Cabbage is one of numerous items being offered from Michigan this summer. ( E. Miedema & Sons )

Labor has been an issue for some Michigan producers, while for others the H-2A program has been a stabilizing element.

Steve Haaksma, sales manager for Byron Center, Mich.-based E. Miedema & Sons, said labor is always a wild card.

“Right now we have enough labor,” Haaksma said, then paused to knock on his wooden desk, only partly in jest.

“We’ve had a lot of families that work for us that come up year after year, and they treat us well and we in turn treat them well. We hope to have another good year labor-wise. I know a lot of farms can’t say that.”

He noted the company uses an incentive program to reward employees that begin and end the season with E. Miedema & Sons.

Loren Buurma, partner in Buurma Farms in Gregory, Mich., said the company expects to be in good shape, having had good crews in 2017 and planning for them to come back.
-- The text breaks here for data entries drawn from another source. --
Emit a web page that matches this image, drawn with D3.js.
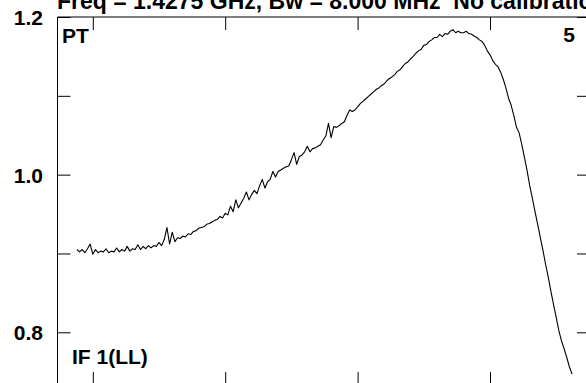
<!DOCTYPE html>
<html>
<head>
<meta charset="utf-8">
<script src="https://cdn.jsdelivr.net/npm/d3@7"></script>
<style>
  html, body { margin: 0; padding: 0; background: #fff; }
  svg { display: block; }
  text { font-family: "Liberation Sans", Arial, sans-serif; font-weight: bold; fill: #000; }
</style>
</head>
<body>
<script>
// ---- data ----
const titleText = "Freq = 1.4275 GHz, Bw = 8.000 MHz\u00a0\u00a0No calibration";
const cornerLabels = ["PT", "5", "IF 1(LL)"];
const channelStart = 44;
const amplitude = [
  0.905, 0.902, 0.905, 0.901, 0.906, 0.912, 0.899, 0.905, 0.901, 0.903,
  0.902, 0.906, 0.901, 0.903, 0.902, 0.907, 0.902, 0.905, 0.903, 0.909,
  0.903, 0.906, 0.905, 0.911, 0.905, 0.909, 0.906, 0.910, 0.907, 0.910,
  0.909, 0.914, 0.910, 0.918, 0.933, 0.912, 0.927, 0.915, 0.920, 0.919,
  0.922, 0.921, 0.925, 0.924, 0.928, 0.929, 0.932, 0.933, 0.934, 0.937,
  0.938, 0.940, 0.942, 0.943, 0.947, 0.945, 0.951, 0.949, 0.960, 0.953,
  0.968, 0.958, 0.964, 0.970, 0.978, 0.968, 0.975, 0.980, 0.976, 0.986,
  0.994, 0.983, 0.991, 0.994, 1.004, 0.997, 1.004, 1.006, 1.008, 1.010,
  1.011, 1.019, 1.028, 1.013, 1.023, 1.025, 1.029, 1.036, 1.029, 1.033,
  1.034, 1.036, 1.038, 1.044, 1.049, 1.065, 1.047, 1.061, 1.060, 1.062,
  1.065, 1.067, 1.075, 1.082, 1.080, 1.082, 1.086, 1.090, 1.093, 1.096,
  1.099, 1.102, 1.105, 1.108, 1.110, 1.113, 1.115, 1.119, 1.122, 1.124,
  1.127, 1.131, 1.133, 1.137, 1.141, 1.143, 1.147, 1.150, 1.154, 1.157,
  1.159, 1.164, 1.165, 1.169, 1.171, 1.174, 1.174, 1.178, 1.175, 1.179,
  1.178, 1.182, 1.184, 1.180, 1.182, 1.180, 1.180, 1.182, 1.179, 1.178,
  1.176, 1.174, 1.171, 1.169, 1.164, 1.157, 1.152, 1.145, 1.140, 1.137,
  1.130, 1.121, 1.110, 1.097, 1.088, 1.075, 1.060, 1.053, 1.038, 1.022,
  1.005, 0.986, 0.970, 0.953, 0.937, 0.920, 0.904, 0.886, 0.870, 0.852,
  0.835, 0.819, 0.802, 0.789, 0.779, 0.768, 0.756, 0.747
];
const xTicks = [50, 100, 150, 200];
const yTicks = [0.8, 0.9, 1.0, 1.1, 1.2];
const yTickLabels = ["0.8", "", "1.0", "", "1.2"];

// ---- layout ----
const W = 586, H = 383;
const mLeft = 57.5, mRight = 590, mTop = 17, mBottom = 385;

const svg = d3.select("body").append("svg")
  .attr("width", W).attr("height", H)
  .style("background", "#fff");

const x = d3.scaleLinear().domain([36.67, 237.76]).range([mLeft, mRight]);
const y = d3.scaleLinear().domain([0.8, 1.2]).range([332.3, mTop]);

const pts = amplitude.map((v, i) => ({ c: channelStart + i, v }));

// frame
svg.append("line").attr("x1", mLeft).attr("x2", mRight).attr("y1", mTop).attr("y2", mTop)
  .attr("stroke", "#000").attr("stroke-width", 1);
svg.append("line").attr("x1", mLeft).attr("x2", mLeft).attr("y1", mTop).attr("y2", mBottom)
  .attr("stroke", "#000").attr("stroke-width", 1);

// axes (ticks only, inward)
const tickLen = 13;
const axL = d3.axisRight(y).tickValues(yTicks).tickSize(tickLen).tickFormat("");
const axR = d3.axisLeft(y).tickValues(yTicks).tickSize(tickLen).tickFormat("");
const axT = d3.axisBottom(x).tickValues(xTicks).tickSize(tickLen).tickFormat("");
const axB = d3.axisTop(x).tickValues(xTicks).tickSize(tickLen).tickFormat("");
[[axL, `translate(${mLeft},0)`], [axR, `translate(${mRight},0)`],
 [axT, `translate(0,${mTop})`], [axB, `translate(0,${mBottom})`]].forEach(([ax, tr]) => {
  const g = svg.append("g").attr("transform", tr).call(ax);
  g.select(".domain").remove();
  g.selectAll(".tick line").attr("stroke", "#000").attr("stroke-width", 1);
});

// y labels
svg.append("g").selectAll("text").data(yTicks.map((t, i) => [t, yTickLabels[i]]).filter(d => d[1]))
  .join("text")
  .attr("x", 43).attr("y", d => y(d[0]) + 8)
  .attr("text-anchor", "end")
  .style("font-size", "21px")
  .text(d => d[1]);

// curve
svg.append("path").datum(pts)
  .attr("fill", "none").attr("stroke", "#000").attr("stroke-width", 1.1)
  .attr("stroke-linejoin", "round")
  .attr("d", d3.line().x(d => x(d.c)).y(d => y(d.v)));

// texts
svg.append("text").attr("x", 57).attr("y", 9).style("font-size", "23px").text(titleText);
svg.append("text").attr("x", 62).attr("y", 43).style("font-size", "21px").text(cornerLabels[0]);
svg.append("text").attr("x", 575).attr("y", 42).attr("text-anchor", "end").style("font-size", "21px").text(cornerLabels[1]);
svg.append("text").attr("x", 72).attr("y", 364).style("font-size", "21px").text(cornerLabels[2]);
</script>
</body>
</html>
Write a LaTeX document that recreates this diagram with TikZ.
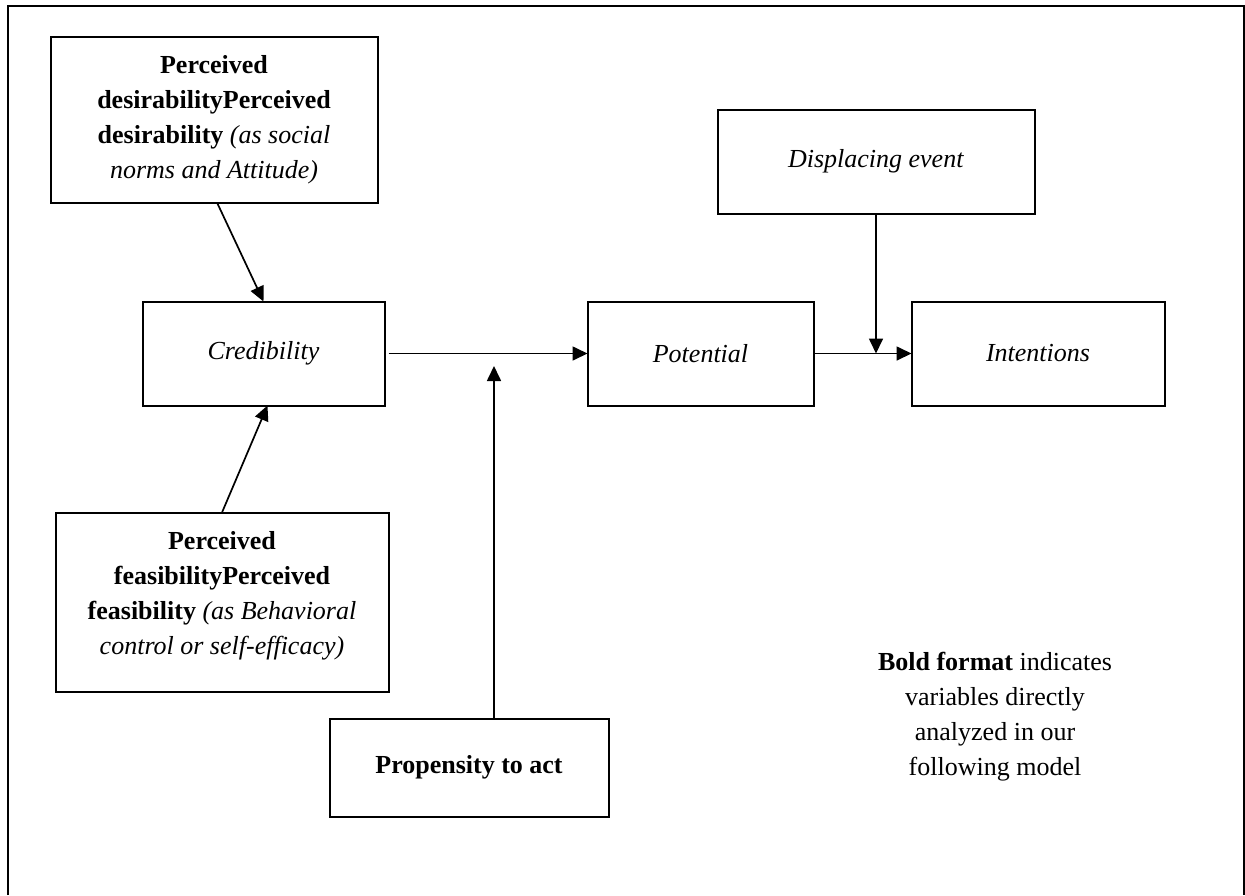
\documentclass[tikz,border=0pt]{standalone}
\usepackage{fontspec}
\setmainfont{Liberation Serif}
\usetikzlibrary{arrows.meta,calc}
\begin{document}
\begin{tikzpicture}[x=1pt,y=-1pt,
  box/.style={draw,line width=2pt,rectangle,inner sep=0pt,outer sep=0pt,align=center,
    font=\fontsize{26}{35}\selectfont},
  conn/.style={line width=1.7pt,-{Triangle[length=15pt,width=14pt]}},
  txt/.style={align=center,inner sep=0pt,font=\fontsize{26}{35}\selectfont}]
\useasboundingbox (0,0) rectangle (1245,895);
\draw[line width=2.2pt] (8,895) -- (8,6) -- (1244,6) -- (1244,895);

\node[box,minimum width=327pt,minimum height=166pt] (tl) at (214,119.5)
  {\textbf{Perceived}\\\textbf{desirabilityPerceived}\\\textbf{desirability} \textit{(as social}\\\textit{norms and Attitude)}};
\node[box,minimum width=242pt,minimum height=104pt] (cred) at (263.5,353.5) {\raisebox{-4pt}{\textit{Credibility}}};
\node[box,minimum width=333pt,minimum height=179pt] (bl) at (222,602)
  {\textbf{Perceived}\\\textbf{feasibilityPerceived}\\\textbf{feasibility} \textit{(as Behavioral}\\\textit{control or self-efficacy)}\\[-27pt]\strut};
\node[box,minimum width=279pt,minimum height=98pt] (prop) at (469,767.5) {\textbf{Propensity to act}};
\node[box,minimum width=226pt,minimum height=104pt] (pot) at (700.5,353.5) {\textit{Potential}};
\node[box,minimum width=253pt,minimum height=104pt] (int) at (1038,353.5) {\textit{Intentions}};
\node[box,minimum width=317pt,minimum height=104pt] (disp) at (876,161.5) {\raisebox{-4pt}{\textit{Displacing event}}};

\node[txt] (note) at (995,717) {\textbf{Bold format} indicates\\variables directly\\analyzed in our\\following model};

\coordinate (j1) at (494,366);
\draw[conn] ([xshift=3pt]tl.south) -- (cred.north);
\draw[conn] (bl.north) -- ([xshift=4pt]cred.south);
\draw[conn,shorten <=4pt] (cred.east) -- (pot.west);
\draw[conn] (prop.north -| j1) -- (j1);
\draw[conn] (pot.east) -- (int.west);
\draw[conn] (disp.south) -- (disp.south |- pot.east);
\end{tikzpicture}
\end{document}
Operations manager Justin Finkler and account manager Trish Taylor said labor has been consistent and adequate for Sparta, Mich.-based Riveridge Produce Marketing.

Fred Leitz Jr., partner in Sodus, Mich.-based Leitz Farms. said his company has been able to meet its labor needs with H-2A, but he noted that some neighbors who don’t use the program have been a little short.
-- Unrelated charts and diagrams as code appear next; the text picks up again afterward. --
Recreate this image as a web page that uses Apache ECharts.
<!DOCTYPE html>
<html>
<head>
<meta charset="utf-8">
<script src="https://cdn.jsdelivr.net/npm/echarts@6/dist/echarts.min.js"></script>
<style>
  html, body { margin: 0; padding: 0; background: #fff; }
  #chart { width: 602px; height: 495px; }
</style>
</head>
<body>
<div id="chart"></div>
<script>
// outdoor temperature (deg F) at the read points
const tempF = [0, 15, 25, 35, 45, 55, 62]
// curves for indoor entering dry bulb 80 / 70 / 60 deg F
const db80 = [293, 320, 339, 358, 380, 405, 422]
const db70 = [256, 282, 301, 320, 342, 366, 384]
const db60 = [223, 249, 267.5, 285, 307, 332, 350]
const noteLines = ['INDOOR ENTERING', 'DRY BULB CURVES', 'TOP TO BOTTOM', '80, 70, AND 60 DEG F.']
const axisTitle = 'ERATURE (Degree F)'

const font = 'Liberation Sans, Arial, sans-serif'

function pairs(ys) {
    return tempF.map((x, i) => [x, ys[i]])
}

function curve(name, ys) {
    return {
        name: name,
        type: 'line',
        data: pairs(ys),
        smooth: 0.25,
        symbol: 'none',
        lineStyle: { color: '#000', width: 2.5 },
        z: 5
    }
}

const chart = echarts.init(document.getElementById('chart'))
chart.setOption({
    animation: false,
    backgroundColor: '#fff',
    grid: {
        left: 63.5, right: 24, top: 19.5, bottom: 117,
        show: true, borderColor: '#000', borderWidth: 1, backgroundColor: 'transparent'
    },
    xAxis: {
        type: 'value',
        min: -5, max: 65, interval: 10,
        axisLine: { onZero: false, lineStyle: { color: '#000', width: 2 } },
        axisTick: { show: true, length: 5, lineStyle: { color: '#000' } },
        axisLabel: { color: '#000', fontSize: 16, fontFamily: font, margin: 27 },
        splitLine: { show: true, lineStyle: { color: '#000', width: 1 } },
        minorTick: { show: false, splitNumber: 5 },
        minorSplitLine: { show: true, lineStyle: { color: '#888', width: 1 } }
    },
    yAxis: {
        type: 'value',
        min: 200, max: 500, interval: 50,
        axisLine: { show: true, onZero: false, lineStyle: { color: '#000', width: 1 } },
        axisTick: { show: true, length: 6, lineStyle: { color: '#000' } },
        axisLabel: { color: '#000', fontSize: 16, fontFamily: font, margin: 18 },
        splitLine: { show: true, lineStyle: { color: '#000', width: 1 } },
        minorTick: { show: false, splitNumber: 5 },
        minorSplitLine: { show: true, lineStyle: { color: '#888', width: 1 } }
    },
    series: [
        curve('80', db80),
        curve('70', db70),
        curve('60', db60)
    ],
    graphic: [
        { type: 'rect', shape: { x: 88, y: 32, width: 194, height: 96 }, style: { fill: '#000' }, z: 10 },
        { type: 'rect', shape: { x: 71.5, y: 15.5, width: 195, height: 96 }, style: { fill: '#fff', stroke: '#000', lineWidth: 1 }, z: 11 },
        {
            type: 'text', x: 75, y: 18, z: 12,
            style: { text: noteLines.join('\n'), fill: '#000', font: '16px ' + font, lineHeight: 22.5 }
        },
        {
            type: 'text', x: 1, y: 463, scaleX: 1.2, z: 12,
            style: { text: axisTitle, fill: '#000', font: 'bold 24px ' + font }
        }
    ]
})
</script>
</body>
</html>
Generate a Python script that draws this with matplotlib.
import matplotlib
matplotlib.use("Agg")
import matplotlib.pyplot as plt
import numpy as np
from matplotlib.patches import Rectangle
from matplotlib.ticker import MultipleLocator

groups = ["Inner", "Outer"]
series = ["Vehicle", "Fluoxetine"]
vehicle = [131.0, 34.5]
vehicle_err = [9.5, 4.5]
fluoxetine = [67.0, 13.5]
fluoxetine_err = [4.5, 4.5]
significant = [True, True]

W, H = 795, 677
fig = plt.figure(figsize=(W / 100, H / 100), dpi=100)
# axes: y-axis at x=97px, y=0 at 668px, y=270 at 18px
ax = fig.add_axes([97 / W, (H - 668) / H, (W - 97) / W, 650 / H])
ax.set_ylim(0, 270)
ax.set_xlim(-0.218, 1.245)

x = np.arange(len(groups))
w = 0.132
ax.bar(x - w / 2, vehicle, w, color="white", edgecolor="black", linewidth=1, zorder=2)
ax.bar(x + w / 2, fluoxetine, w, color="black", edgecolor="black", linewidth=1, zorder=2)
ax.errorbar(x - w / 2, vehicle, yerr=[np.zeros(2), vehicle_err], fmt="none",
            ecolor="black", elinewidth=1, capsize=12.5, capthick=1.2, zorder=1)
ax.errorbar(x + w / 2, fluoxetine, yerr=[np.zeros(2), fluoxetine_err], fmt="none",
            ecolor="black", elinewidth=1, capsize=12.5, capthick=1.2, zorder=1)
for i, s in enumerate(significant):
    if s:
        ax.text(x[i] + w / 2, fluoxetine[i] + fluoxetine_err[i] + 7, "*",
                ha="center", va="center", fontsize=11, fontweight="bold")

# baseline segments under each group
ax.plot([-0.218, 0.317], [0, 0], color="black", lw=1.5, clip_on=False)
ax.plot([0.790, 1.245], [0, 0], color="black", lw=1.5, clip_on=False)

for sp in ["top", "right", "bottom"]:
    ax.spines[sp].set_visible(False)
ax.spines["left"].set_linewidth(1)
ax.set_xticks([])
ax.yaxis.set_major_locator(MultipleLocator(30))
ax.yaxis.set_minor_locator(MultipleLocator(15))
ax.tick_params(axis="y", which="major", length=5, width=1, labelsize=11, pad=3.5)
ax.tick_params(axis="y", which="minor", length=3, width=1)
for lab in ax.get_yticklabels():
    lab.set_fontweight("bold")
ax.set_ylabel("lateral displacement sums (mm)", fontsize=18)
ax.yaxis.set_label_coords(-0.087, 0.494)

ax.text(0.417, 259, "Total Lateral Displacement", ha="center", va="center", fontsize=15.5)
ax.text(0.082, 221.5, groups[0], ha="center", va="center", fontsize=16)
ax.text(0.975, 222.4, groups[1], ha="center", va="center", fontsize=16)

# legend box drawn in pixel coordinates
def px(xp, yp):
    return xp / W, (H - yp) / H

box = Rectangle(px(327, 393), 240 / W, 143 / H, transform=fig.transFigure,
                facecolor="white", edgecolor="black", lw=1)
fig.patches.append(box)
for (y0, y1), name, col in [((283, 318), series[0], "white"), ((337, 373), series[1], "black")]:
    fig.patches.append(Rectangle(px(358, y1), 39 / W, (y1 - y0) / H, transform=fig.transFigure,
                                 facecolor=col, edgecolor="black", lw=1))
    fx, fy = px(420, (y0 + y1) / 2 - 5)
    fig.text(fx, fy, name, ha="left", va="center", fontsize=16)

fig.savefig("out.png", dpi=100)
Todd DeWaard, sales manager for Hudsonville, Mich.-based Superior Sales, described a similar dynamic.

“(It) continues to be a struggle for our smaller growers,” DeWaard said.

“Growers that are not utilizing the H-2A program due to being too small are struggling to find help. We have seen this become an issue over the past five years, and (it) seems to have come to a head the past 2-3 years in particular,” he said.

“A lot of our smaller growers cut back 50% last year, and some are looking at the possibility of not farming at all if things do not change on the labor front.”